> EXERCISE PROMPT:
All records must be quoted exactly. Omit the pictures.

> DATASET ENTRIES:
########

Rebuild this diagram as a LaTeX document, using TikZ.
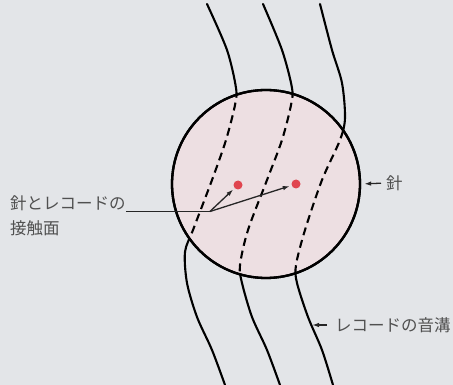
\documentclass[tikz,border=0pt]{standalone}
\usepackage{fontspec}
\newfontfamily\jpfont{Noto Sans CJK JP}
\usetikzlibrary{arrows.meta}
\definecolor{paper}{HTML}{E3E5E8}
\definecolor{tippink}{HTML}{EDDFE2}
\definecolor{spotred}{HTML}{E0454F}
\definecolor{inkgray}{HTML}{505050}
\tikzset{groove/.style={line width=2.1pt, line cap=round}, hidden/.style={line width=2.1pt, dash pattern=on 8pt off 5pt}, spot/.style={circle, fill=spotred, minimum size=9pt, inner sep=0pt, outer sep=2pt}, lab/.style={font=\jpfont\fontsize{16.5}{20}\selectfont, text=inkgray, inner sep=0pt}, pointer/.style={-{Latex[length=7pt,width=4.5pt]}, line width=1.3pt, color=black!85}}
\newcommand{\grooveone}{plot[smooth] coordinates {(207,4) (227,50) (236,88) (235,105) (226,140) (212,180) (193,230) (185,252) (187,283) (197,317) (212,350) (225,385)}}
\newcommand{\grooveTwo}{plot[smooth] coordinates {(263,4) (282,50) (292,88) (291,105) (282,140) (267,180) (248,230) (240,265) (242,283) (252,317) (267,350) (280,385)}}
\newcommand{\grooveThree}{plot[smooth] coordinates {(320,4) (332,50) (342,83) (345,118) (340,140) (322,180) (305,230) (296,265) (297,283) (308,317) (322,350) (333,385)}}

\begin{document}
\begin{tikzpicture}[x=1pt,y=-1pt]
\fill[paper] (0,0) rectangle (453,385); \useasboundingbox (0,0) rectangle (453,385);
\draw[groove] \grooveone; \draw[groove] \grooveTwo; \draw[groove] \grooveThree;
\node[circle, draw, line width=2.3pt, fill=tippink, minimum size=188pt, inner sep=0pt] (needle) at (266,184) {};
\begin{scope}
\clip (needle.center) circle[radius=93];
\draw[hidden] \grooveone; \draw[hidden] \grooveTwo; \draw[hidden] \grooveThree;
\end{scope}
\draw[line width=2.3pt] (needle.center) circle[radius=94];
\node[spot] (spotA) at (238,185) {}; \node[spot] (spotB) at (296,184) {};
% contact label and leader
\node[lab, anchor=base west] (contactA) at (10,210) {針とレコードの};
\node[lab, anchor=base west] (contactB) at (10,235) {接触面};
\path (contactA.south east) ++(84,0) coordinate (fork);
\draw[line width=1.3pt, color=black!85] (contactA.south east) -- (fork);
\draw[pointer] (fork) -- (spotA); \draw[pointer] (fork) -- (spotB);
% right hand labels
\node[lab, anchor=west] (needlelab) at (386,183) {針};
\draw[pointer, shorten <=5pt, shorten >=3pt] (needlelab.west) -- (needle.east);
\node[lab, anchor=west] (groovelab) at (335,325) {レコードの音溝};
\coordinate (grooveC) at (312,325);
\draw[pointer, shorten <=8pt] (groovelab.west) -- (grooveC);
\end{tikzpicture}
\end{document}
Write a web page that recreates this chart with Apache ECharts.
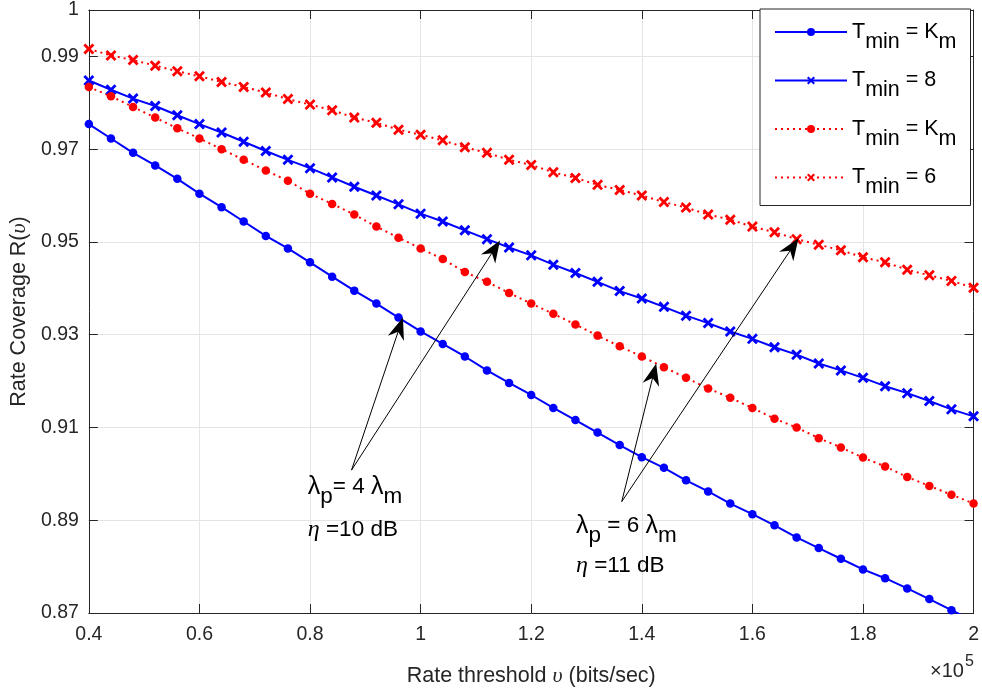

########

> SOLUTION FOR THIS EXERCISE:
Rebuild this diagram as a LaTeX document, using TikZ.
\documentclass[tikz,border=0pt]{standalone}
\usepackage{fontspec}
\newfontfamily\jpfont{Noto Sans CJK JP}
\usetikzlibrary{arrows.meta}
\definecolor{paper}{HTML}{E3E5E8}
\definecolor{tippink}{HTML}{EDDFE2}
\definecolor{spotred}{HTML}{E0454F}
\definecolor{inkgray}{HTML}{505050}
\tikzset{groove/.style={line width=2.1pt, line cap=round}, hidden/.style={line width=2.1pt, dash pattern=on 8pt off 5pt}, spot/.style={circle, fill=spotred, minimum size=9pt, inner sep=0pt, outer sep=2pt}, lab/.style={font=\jpfont\fontsize{16.5}{20}\selectfont, text=inkgray, inner sep=0pt}, pointer/.style={-{Latex[length=7pt,width=4.5pt]}, line width=1.3pt, color=black!85}}
\newcommand{\grooveone}{plot[smooth] coordinates {(207,4) (227,50) (236,88) (235,105) (226,140) (212,180) (193,230) (185,252) (187,283) (197,317) (212,350) (225,385)}}
\newcommand{\grooveTwo}{plot[smooth] coordinates {(263,4) (282,50) (292,88) (291,105) (282,140) (267,180) (248,230) (240,265) (242,283) (252,317) (267,350) (280,385)}}
\newcommand{\grooveThree}{plot[smooth] coordinates {(320,4) (332,50) (342,83) (345,118) (340,140) (322,180) (305,230) (296,265) (297,283) (308,317) (322,350) (333,385)}}

\begin{document}
\begin{tikzpicture}[x=1pt,y=-1pt]
\fill[paper] (0,0) rectangle (453,385); \useasboundingbox (0,0) rectangle (453,385);
\draw[groove] \grooveone; \draw[groove] \grooveTwo; \draw[groove] \grooveThree;
\node[circle, draw, line width=2.3pt, fill=tippink, minimum size=188pt, inner sep=0pt] (needle) at (266,184) {};
\begin{scope}
\clip (needle.center) circle[radius=93];
\draw[hidden] \grooveone; \draw[hidden] \grooveTwo; \draw[hidden] \grooveThree;
\end{scope}
\draw[line width=2.3pt] (needle.center) circle[radius=94];
\node[spot] (spotA) at (238,185) {}; \node[spot] (spotB) at (296,184) {};
% contact label and leader
\node[lab, anchor=base west] (contactA) at (10,210) {針とレコードの};
\node[lab, anchor=base west] (contactB) at (10,235) {接触面};
\path (contactA.south east) ++(84,0) coordinate (fork);
\draw[line width=1.3pt, color=black!85] (contactA.south east) -- (fork);
\draw[pointer] (fork) -- (spotA); \draw[pointer] (fork) -- (spotB);
% right hand labels
\node[lab, anchor=west] (needlelab) at (386,183) {針};
\draw[pointer, shorten <=5pt, shorten >=3pt] (needlelab.west) -- (needle.east);
\node[lab, anchor=west] (groovelab) at (335,325) {レコードの音溝};
\coordinate (grooveC) at (312,325);
\draw[pointer, shorten <=8pt] (groovelab.west) -- (grooveC);
\end{tikzpicture}
\end{document}
Write a web page that recreates this chart with Apache ECharts.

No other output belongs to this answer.